Russia’s constant assistance to the US forces fighting in Afghanistan after 9/11 too wasn’t aggressive. And Russia’s backing of the US on the sanctions of Iran’s nuclear ambitions and its refusal to sell to Tehran a highly effective air defense system had never been termed aggressive by the West. In 2012, Putin shared intelligence with Washington, which if taken seriously, could have prevented the Boston Marathon bombings. And this is no news.

Over the course of his presidency, Putin has mounted progressive economic policies with all who wanted to do business with him, including the West. Unlike the Western imperial policies abroad, Putin’s policies do not come with collaterals of domestic resources and exploitation like what France and Britain have been doing in Africa. “To attract capital from friendly companies, we need good relations with Europe and with the whole world including the United States,” he said. And indeed, many company owners in Europe and United States have bountifully enriched themselves through Russian business even more than business in their own territories. That is because Putin seeks only Russian interest, caring less about what goes on offshore.

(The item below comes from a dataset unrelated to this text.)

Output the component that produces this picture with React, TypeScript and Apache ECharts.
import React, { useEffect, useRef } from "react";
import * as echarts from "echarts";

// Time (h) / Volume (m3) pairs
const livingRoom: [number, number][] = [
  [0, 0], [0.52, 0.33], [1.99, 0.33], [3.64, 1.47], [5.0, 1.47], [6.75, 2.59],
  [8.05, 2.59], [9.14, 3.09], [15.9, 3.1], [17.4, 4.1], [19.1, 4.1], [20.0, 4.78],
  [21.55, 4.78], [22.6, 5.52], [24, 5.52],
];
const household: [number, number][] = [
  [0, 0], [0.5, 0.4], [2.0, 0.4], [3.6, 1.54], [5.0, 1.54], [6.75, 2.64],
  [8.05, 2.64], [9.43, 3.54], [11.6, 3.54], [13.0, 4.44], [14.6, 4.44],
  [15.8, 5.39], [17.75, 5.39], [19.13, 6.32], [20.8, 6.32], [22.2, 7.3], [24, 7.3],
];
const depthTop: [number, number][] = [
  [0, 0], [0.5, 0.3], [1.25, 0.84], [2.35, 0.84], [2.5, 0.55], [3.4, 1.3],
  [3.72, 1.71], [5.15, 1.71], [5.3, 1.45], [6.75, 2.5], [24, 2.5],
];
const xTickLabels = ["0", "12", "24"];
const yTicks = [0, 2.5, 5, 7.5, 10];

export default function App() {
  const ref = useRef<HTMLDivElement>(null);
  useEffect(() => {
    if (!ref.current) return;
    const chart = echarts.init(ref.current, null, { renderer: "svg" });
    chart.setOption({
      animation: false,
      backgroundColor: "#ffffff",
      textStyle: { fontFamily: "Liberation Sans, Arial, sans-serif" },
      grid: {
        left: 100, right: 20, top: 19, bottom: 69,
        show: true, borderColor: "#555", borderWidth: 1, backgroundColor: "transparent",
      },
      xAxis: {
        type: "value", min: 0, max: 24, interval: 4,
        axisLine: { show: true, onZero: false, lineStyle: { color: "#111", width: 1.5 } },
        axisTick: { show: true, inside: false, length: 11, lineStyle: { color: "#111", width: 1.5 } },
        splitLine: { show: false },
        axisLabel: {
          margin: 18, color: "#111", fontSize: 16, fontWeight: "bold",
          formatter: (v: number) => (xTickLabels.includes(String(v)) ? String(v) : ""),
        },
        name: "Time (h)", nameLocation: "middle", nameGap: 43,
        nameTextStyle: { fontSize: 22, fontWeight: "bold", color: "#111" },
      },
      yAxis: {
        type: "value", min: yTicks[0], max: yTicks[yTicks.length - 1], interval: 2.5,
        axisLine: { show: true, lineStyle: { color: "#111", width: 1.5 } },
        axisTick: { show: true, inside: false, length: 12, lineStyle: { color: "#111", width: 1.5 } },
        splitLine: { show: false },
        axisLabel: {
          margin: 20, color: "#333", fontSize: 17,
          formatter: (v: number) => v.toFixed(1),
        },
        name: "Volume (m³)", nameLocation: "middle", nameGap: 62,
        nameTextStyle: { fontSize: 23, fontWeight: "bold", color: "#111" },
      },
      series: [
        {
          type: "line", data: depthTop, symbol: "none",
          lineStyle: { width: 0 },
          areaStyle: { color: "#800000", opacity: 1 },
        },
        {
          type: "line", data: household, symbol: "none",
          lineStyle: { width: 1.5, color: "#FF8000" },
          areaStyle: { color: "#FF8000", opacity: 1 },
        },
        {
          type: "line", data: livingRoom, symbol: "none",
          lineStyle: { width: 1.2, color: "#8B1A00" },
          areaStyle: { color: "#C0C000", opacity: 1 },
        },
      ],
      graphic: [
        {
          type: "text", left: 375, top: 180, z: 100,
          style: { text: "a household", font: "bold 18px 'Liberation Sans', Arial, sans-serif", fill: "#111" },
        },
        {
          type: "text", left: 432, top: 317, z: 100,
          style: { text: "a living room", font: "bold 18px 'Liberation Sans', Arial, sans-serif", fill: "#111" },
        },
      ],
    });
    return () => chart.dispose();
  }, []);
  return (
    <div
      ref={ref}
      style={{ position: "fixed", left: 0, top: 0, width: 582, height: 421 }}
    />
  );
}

Washington and Kremlin have had frictional confrontations. But clandestine diplomacies sometimes become the loser’s mistake, especially when the audience judges the outcomes for one side. On the Parity principle in détente during the cold war, the Minsk accords where Merkel’s Germany was ready to engage Russia, on the maneuvers of Ukraine, John Kerry and Sergei Lavrov’s corporative approach to the Syrian ceasefire agreement vehemently endorsed by Putin, have all been trashed, messed and stampeded by Washington. Diplomats like Kissinger, Pompeo, Kerry, and a few others, have spoken and written on the necessity of Washington’s corporation with Kremlin. Biden Obama’s administration has had the greatest pessimism toward this notion. Hence someone like Kerry will run bruising odds with Obama.

During the Obama administration, one man in the White House, who used to engineer the demonization of Putin and Russia when he was the assistant security advisor, Tony Blinken, runs the State Department.